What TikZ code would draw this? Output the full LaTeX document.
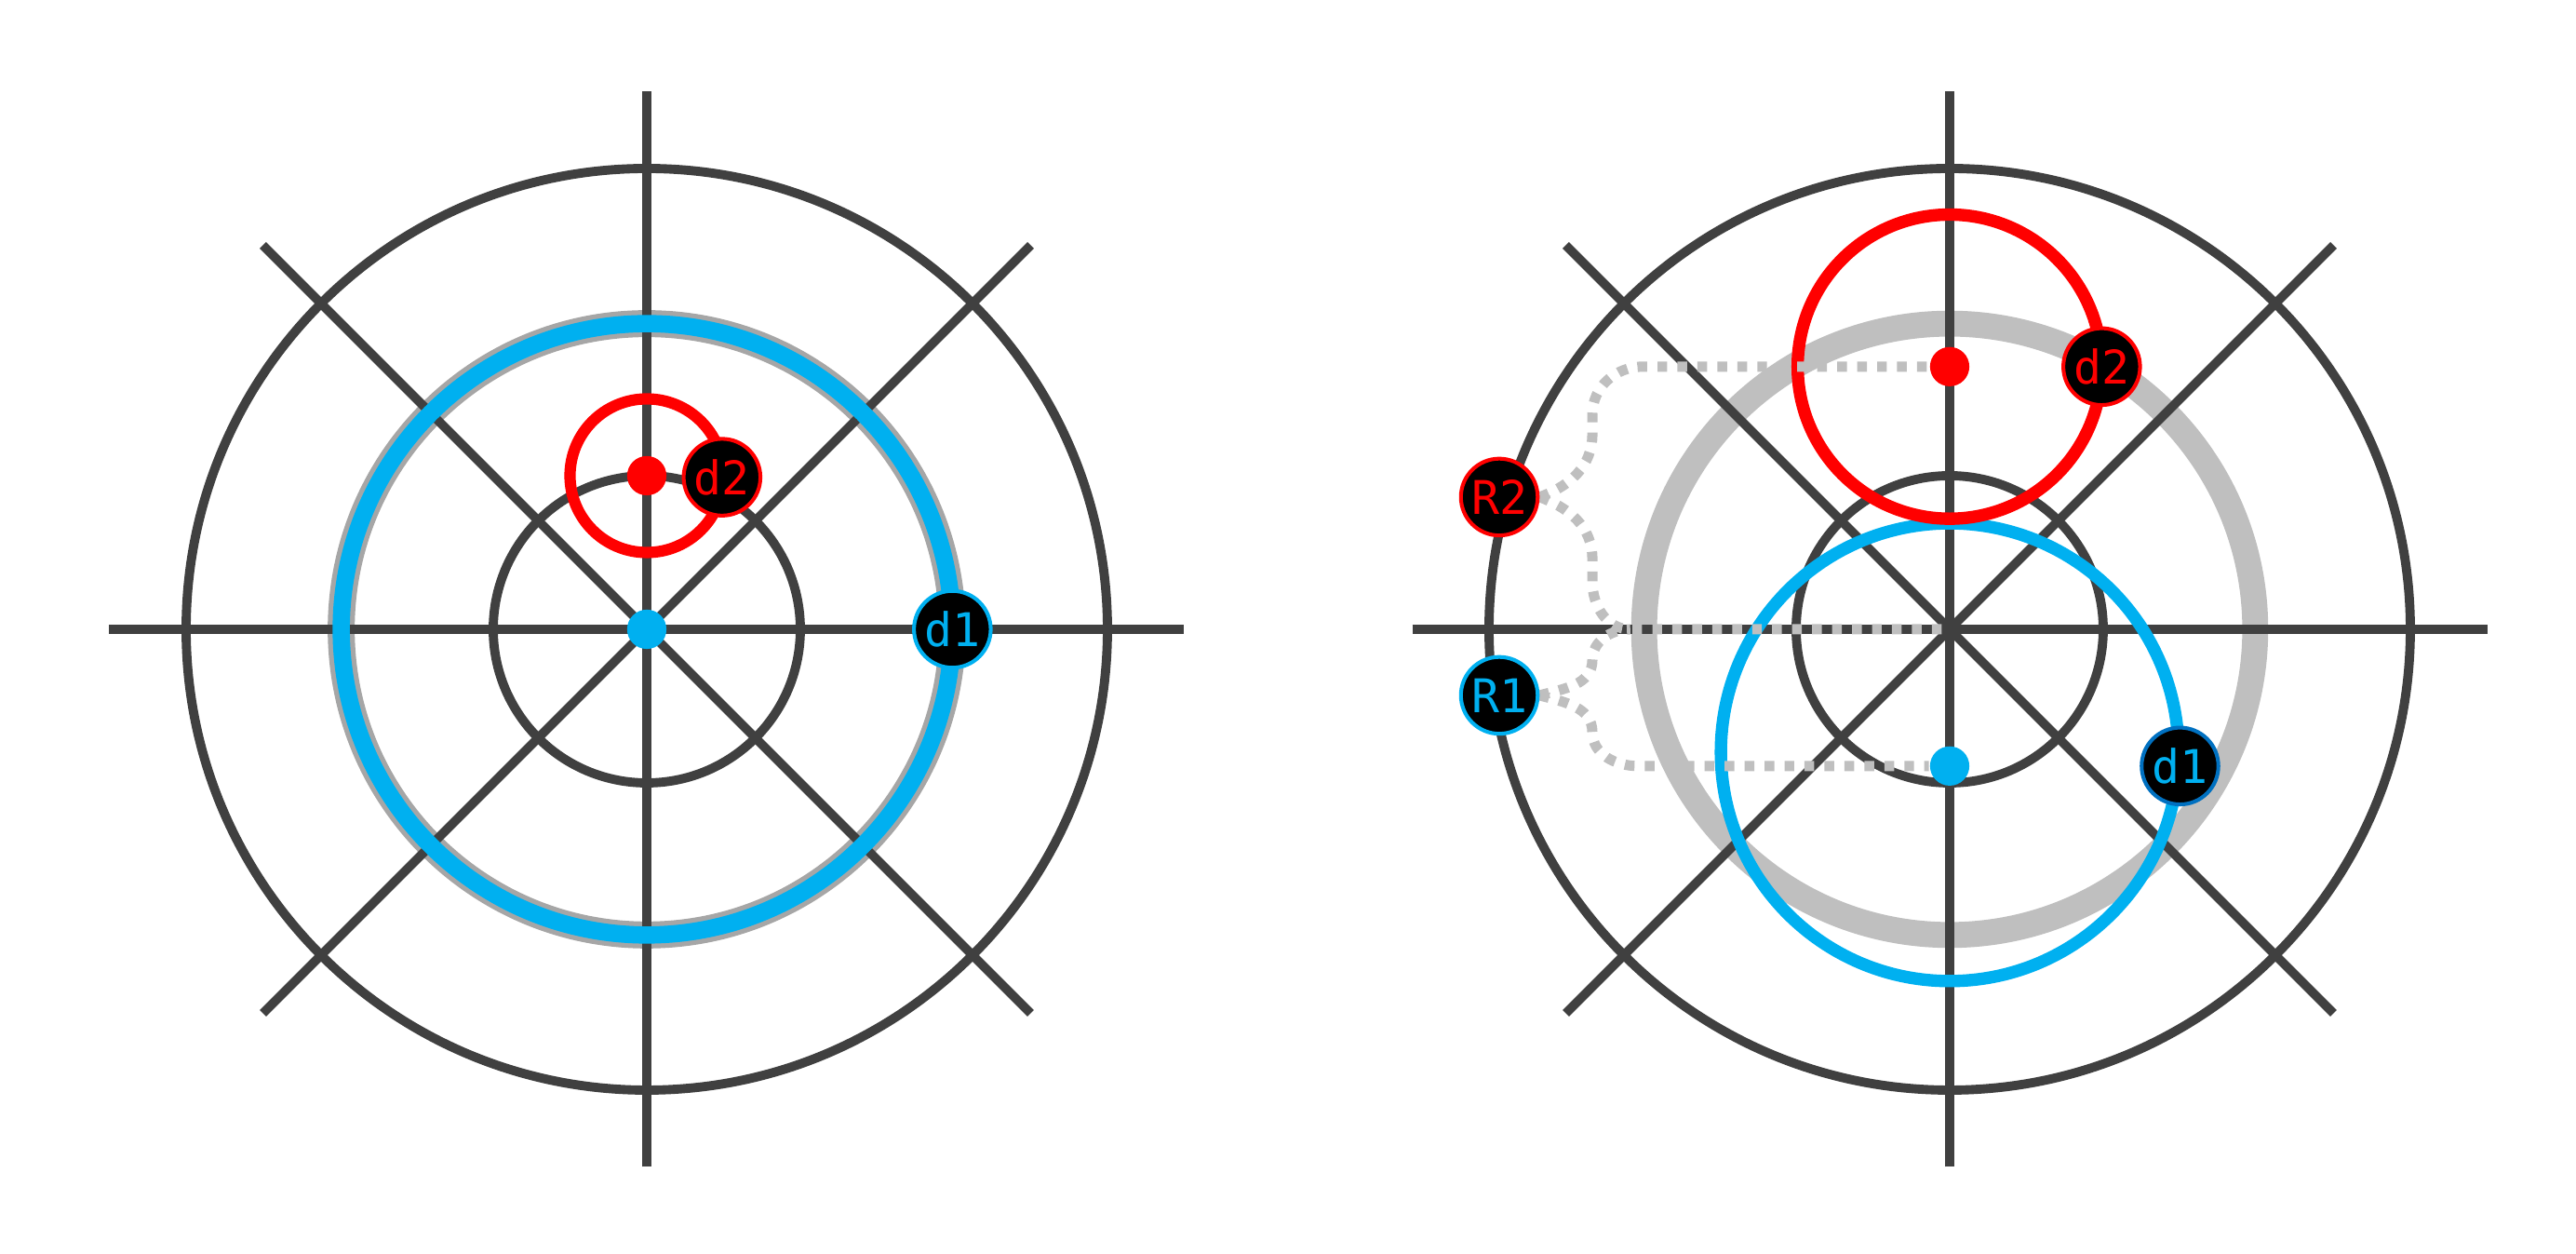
\documentclass[tikz,border=0pt]{standalone}
\usepackage{fontspec}
\newfontfamily\monofont{DejaVu Sans Mono}
\pgfdeclarelayer{fg}
\pgfsetlayers{main,fg}
\definecolor{dk}{HTML}{404040}
\definecolor{rd}{HTML}{FF0000}
\definecolor{bl}{HTML}{00B0F0}
\definecolor{dbl}{HTML}{0070C0}
\definecolor{gra}{HTML}{A6A6A6}
\definecolor{grb}{HTML}{BFBFBF}
\tikzset{
  grid/.style={draw=dk, line width=1.7pt},
  dot/.style={circle, inner sep=0pt, minimum size=0.256cm, draw=none},
  lab/.style={circle, inner sep=0pt, minimum size=0.5cm, fill=black, line width=0.7pt,
    font=\monofont\fontsize{8.6}{9}\selectfont},
  conn/.style={draw=grb, line width=1.9pt, dash pattern=on 1.8pt off 1.9pt}
}
\begin{document}
\begin{tikzpicture}
\useasboundingbox (0,0) rectangle (16.776,8.1636);
\coordinate (lc) at (4.2121,4.0667);
\coordinate (rc) at (12.697,4.0667);
% gray rings
\draw[draw=gra, line width=5.0pt] (lc) circle (1.99);
\draw[draw=grb, line width=4.8pt] (rc) circle (1.99);
% grids
\foreach \c in {lc,rc}{
  \begin{scope}[shift={(\c)}]
    \draw[grid] (0,0) circle (1);
    \draw[grid] (0,0) circle (3);
    \draw[grid] (-3.5,0) -- (3.5,0);
    \draw[grid] (0,-3.5) -- (0,3.5);
    \draw[grid] (-2.5,-2.5) -- (2.5,2.5);
    \draw[grid] (-2.5,2.5) -- (2.5,-2.5);
  \end{scope}
}
% left coloured rings
\begin{scope}[shift={(lc)}]
  \draw[draw=bl, line width=3.2pt] (0,0) circle (1.99);
  \draw[draw=rd, line width=2.1pt] (0,1) circle (0.5);
\end{scope}
% right coloured rings
\begin{scope}[shift={(rc)}]
  \draw[draw=bl, line width=2.3pt] (0,-0.8) circle (1.49);
  \draw[draw=rd, line width=2.3pt] (0,1.71) circle (0.99);
\end{scope}
% nodes on top
\begin{pgfonlayer}{fg}
\begin{scope}[shift={(lc)}]
  \node[dot, fill=bl] (lbd) at (0,0) {};
  \node[dot, fill=rd] (lrd) at (0,1) {};
  \node[lab, draw=bl, text=bl] (ld1) at (1.99,0) {d1};
  \node[lab, draw=rd, text=rd] (ld2) at (0.49,0.99) {d2};
\end{scope}
\begin{scope}[shift={(rc)}]
  \node[dot, fill=rd] (rrd) at (0,1.71) {};
  \node[dot, fill=bl] (rbd) at (0,-0.89) {};
  \node[lab, draw=rd, text=rd] (rd2) at (0.99,1.71) {d2};
  \node[lab, draw=dbl, text=bl] (rd1) at (1.5,-0.89) {d1};
  \node[lab, draw=rd, text=rd] (R2) at (-2.933,0.861) {R2};
  \node[lab, draw=bl, text=bl] (R1) at (-2.933,-0.43) {R1};
\end{scope}
\end{pgfonlayer}
% dotted connectors
\begin{scope}[shift={(rc)}]
  \coordinate (jn) at (-2.08,0);
  \draw[conn] (R2.east) to[out=20,in=-90] (-2.327,1.27) -- (-2.327,1.40)
     to[out=90,in=180] (-2.0,1.71) -- (rrd);
  \draw[conn] (R2.east) to[out=-20,in=90] (-2.327,0.46) -- (-2.327,0.31)
     to[out=-90,in=180] (jn) -- (rc);
  \draw[conn] (R1.east) to[out=15,in=-90] (-2.327,-0.20) to[out=90,in=180] (jn);
  \draw[conn] (R1.east) to[out=-15,in=90] (-2.327,-0.67)
     to[out=-90,in=180] (-2.03,-0.89) -- (rbd);
\end{scope}
\end{tikzpicture}
\end{document}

▶ Problem description
Without the pictures, print the whole listing exactly as given.

▶ Solution to this problem
What TikZ code would draw this? Output the full LaTeX document.
\documentclass[tikz,border=0pt]{standalone}
\usepackage{fontspec}
\newfontfamily\monofont{DejaVu Sans Mono}
\pgfdeclarelayer{fg}
\pgfsetlayers{main,fg}
\definecolor{dk}{HTML}{404040}
\definecolor{rd}{HTML}{FF0000}
\definecolor{bl}{HTML}{00B0F0}
\definecolor{dbl}{HTML}{0070C0}
\definecolor{gra}{HTML}{A6A6A6}
\definecolor{grb}{HTML}{BFBFBF}
\tikzset{
  grid/.style={draw=dk, line width=1.7pt},
  dot/.style={circle, inner sep=0pt, minimum size=0.256cm, draw=none},
  lab/.style={circle, inner sep=0pt, minimum size=0.5cm, fill=black, line width=0.7pt,
    font=\monofont\fontsize{8.6}{9}\selectfont},
  conn/.style={draw=grb, line width=1.9pt, dash pattern=on 1.8pt off 1.9pt}
}
\begin{document}
\begin{tikzpicture}
\useasboundingbox (0,0) rectangle (16.776,8.1636);
\coordinate (lc) at (4.2121,4.0667);
\coordinate (rc) at (12.697,4.0667);
% gray rings
\draw[draw=gra, line width=5.0pt] (lc) circle (1.99);
\draw[draw=grb, line width=4.8pt] (rc) circle (1.99);
% grids
\foreach \c in {lc,rc}{
  \begin{scope}[shift={(\c)}]
    \draw[grid] (0,0) circle (1);
    \draw[grid] (0,0) circle (3);
    \draw[grid] (-3.5,0) -- (3.5,0);
    \draw[grid] (0,-3.5) -- (0,3.5);
    \draw[grid] (-2.5,-2.5) -- (2.5,2.5);
    \draw[grid] (-2.5,2.5) -- (2.5,-2.5);
  \end{scope}
}
% left coloured rings
\begin{scope}[shift={(lc)}]
  \draw[draw=bl, line width=3.2pt] (0,0) circle (1.99);
  \draw[draw=rd, line width=2.1pt] (0,1) circle (0.5);
\end{scope}
% right coloured rings
\begin{scope}[shift={(rc)}]
  \draw[draw=bl, line width=2.3pt] (0,-0.8) circle (1.49);
  \draw[draw=rd, line width=2.3pt] (0,1.71) circle (0.99);
\end{scope}
% nodes on top
\begin{pgfonlayer}{fg}
\begin{scope}[shift={(lc)}]
  \node[dot, fill=bl] (lbd) at (0,0) {};
  \node[dot, fill=rd] (lrd) at (0,1) {};
  \node[lab, draw=bl, text=bl] (ld1) at (1.99,0) {d1};
  \node[lab, draw=rd, text=rd] (ld2) at (0.49,0.99) {d2};
\end{scope}
\begin{scope}[shift={(rc)}]
  \node[dot, fill=rd] (rrd) at (0,1.71) {};
  \node[dot, fill=bl] (rbd) at (0,-0.89) {};
  \node[lab, draw=rd, text=rd] (rd2) at (0.99,1.71) {d2};
  \node[lab, draw=dbl, text=bl] (rd1) at (1.5,-0.89) {d1};
  \node[lab, draw=rd, text=rd] (R2) at (-2.933,0.861) {R2};
  \node[lab, draw=bl, text=bl] (R1) at (-2.933,-0.43) {R1};
\end{scope}
\end{pgfonlayer}
% dotted connectors
\begin{scope}[shift={(rc)}]
  \coordinate (jn) at (-2.08,0);
  \draw[conn] (R2.east) to[out=20,in=-90] (-2.327,1.27) -- (-2.327,1.40)
     to[out=90,in=180] (-2.0,1.71) -- (rrd);
  \draw[conn] (R2.east) to[out=-20,in=90] (-2.327,0.46) -- (-2.327,0.31)
     to[out=-90,in=180] (jn) -- (rc);
  \draw[conn] (R1.east) to[out=15,in=-90] (-2.327,-0.20) to[out=90,in=180] (jn);
  \draw[conn] (R1.east) to[out=-15,in=90] (-2.327,-0.67)
     to[out=-90,in=180] (-2.03,-0.89) -- (rbd);
\end{scope}
\end{tikzpicture}
\end{document}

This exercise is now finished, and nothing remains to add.